Given information:
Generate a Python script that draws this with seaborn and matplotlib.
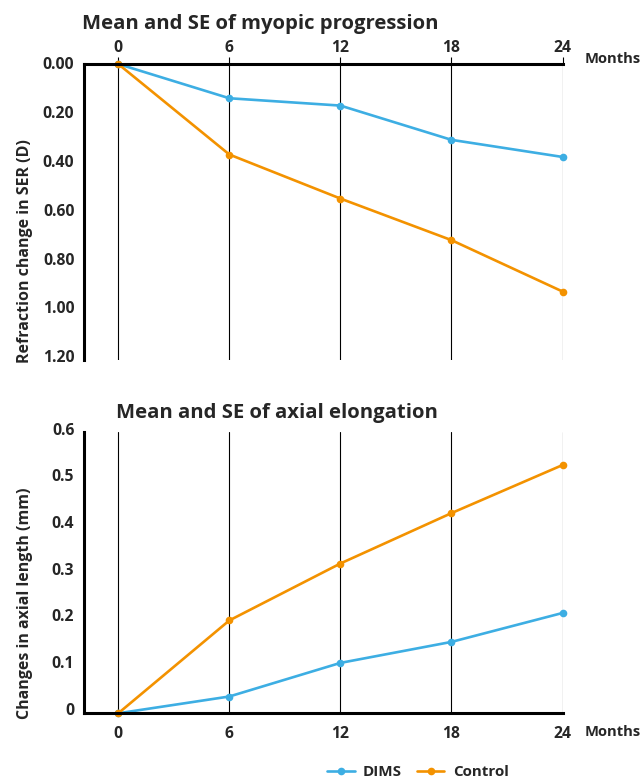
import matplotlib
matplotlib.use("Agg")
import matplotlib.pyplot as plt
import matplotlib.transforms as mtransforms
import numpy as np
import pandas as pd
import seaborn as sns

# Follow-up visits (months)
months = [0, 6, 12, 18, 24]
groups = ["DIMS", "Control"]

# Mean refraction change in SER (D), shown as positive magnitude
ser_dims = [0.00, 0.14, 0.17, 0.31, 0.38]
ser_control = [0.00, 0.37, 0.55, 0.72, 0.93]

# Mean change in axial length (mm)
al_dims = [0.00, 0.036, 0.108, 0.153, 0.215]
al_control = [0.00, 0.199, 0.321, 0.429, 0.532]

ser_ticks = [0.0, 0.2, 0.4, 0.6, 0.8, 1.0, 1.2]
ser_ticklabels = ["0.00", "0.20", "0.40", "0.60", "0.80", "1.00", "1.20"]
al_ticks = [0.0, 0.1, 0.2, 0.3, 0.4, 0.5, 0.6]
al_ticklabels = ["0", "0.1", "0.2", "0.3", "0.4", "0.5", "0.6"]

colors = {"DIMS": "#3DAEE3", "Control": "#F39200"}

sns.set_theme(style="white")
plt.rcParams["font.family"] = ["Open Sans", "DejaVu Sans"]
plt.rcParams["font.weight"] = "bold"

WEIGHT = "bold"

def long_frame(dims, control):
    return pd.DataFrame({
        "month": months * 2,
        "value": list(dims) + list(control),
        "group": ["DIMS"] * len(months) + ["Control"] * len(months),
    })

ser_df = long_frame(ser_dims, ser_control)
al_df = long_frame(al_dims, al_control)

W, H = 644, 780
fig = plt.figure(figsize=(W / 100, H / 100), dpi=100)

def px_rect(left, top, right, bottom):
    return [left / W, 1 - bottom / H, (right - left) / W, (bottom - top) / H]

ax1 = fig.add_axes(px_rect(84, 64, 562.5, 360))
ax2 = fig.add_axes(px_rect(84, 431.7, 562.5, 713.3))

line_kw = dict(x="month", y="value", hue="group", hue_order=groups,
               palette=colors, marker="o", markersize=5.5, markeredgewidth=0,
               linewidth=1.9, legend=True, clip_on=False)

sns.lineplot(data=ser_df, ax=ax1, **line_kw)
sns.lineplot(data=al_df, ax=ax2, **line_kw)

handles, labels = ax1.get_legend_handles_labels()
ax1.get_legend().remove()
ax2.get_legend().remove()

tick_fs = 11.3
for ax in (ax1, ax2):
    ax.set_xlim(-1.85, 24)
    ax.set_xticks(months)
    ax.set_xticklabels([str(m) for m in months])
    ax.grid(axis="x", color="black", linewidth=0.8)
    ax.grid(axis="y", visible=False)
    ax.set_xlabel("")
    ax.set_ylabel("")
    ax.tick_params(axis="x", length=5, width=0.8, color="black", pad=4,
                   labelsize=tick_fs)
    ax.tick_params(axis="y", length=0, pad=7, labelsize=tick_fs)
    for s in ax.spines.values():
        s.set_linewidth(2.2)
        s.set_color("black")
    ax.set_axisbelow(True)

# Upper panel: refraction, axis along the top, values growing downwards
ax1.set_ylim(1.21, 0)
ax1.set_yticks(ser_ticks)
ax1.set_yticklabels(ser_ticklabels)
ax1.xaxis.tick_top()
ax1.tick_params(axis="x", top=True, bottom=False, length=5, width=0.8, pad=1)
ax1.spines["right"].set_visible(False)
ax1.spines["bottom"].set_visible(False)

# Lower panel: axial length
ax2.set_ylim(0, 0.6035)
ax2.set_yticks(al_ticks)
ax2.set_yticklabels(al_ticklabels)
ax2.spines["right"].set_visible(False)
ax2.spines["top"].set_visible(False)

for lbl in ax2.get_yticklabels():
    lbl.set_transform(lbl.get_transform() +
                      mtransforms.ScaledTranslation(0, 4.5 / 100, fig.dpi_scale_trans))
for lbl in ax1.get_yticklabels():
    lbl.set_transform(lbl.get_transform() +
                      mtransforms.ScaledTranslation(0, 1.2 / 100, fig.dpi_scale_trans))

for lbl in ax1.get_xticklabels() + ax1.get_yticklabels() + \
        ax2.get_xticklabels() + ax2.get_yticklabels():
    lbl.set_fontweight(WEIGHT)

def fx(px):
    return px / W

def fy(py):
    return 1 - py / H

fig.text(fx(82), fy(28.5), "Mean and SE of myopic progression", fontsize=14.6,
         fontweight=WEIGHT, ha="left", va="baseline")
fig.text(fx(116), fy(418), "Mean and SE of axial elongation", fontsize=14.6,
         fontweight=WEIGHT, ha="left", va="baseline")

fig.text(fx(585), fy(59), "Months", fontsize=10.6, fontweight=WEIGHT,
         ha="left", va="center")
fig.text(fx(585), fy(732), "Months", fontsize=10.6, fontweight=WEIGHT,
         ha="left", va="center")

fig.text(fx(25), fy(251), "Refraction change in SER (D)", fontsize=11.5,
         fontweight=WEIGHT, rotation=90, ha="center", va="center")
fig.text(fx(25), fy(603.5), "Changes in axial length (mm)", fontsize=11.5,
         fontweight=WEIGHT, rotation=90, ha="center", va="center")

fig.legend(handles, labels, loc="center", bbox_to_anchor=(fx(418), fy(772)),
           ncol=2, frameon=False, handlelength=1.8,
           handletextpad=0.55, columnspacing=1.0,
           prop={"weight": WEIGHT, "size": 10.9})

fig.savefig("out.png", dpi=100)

Exercise goal:
Write down every line from the opening of the listing to the line with "ser_control = [0.00, 0.37, 0.55, 0.72, 0.93]", both included, and nothing else; the pictures are omitted.

Solution to the problem:
Generate a Python script that draws this with seaborn and matplotlib.
import matplotlib
matplotlib.use("Agg")
import matplotlib.pyplot as plt
import matplotlib.transforms as mtransforms
import numpy as np
import pandas as pd
import seaborn as sns

# Follow-up visits (months)
months = [0, 6, 12, 18, 24]
groups = ["DIMS", "Control"]

# Mean refraction change in SER (D), shown as positive magnitude
ser_dims = [0.00, 0.14, 0.17, 0.31, 0.38]
ser_control = [0.00, 0.37, 0.55, 0.72, 0.93]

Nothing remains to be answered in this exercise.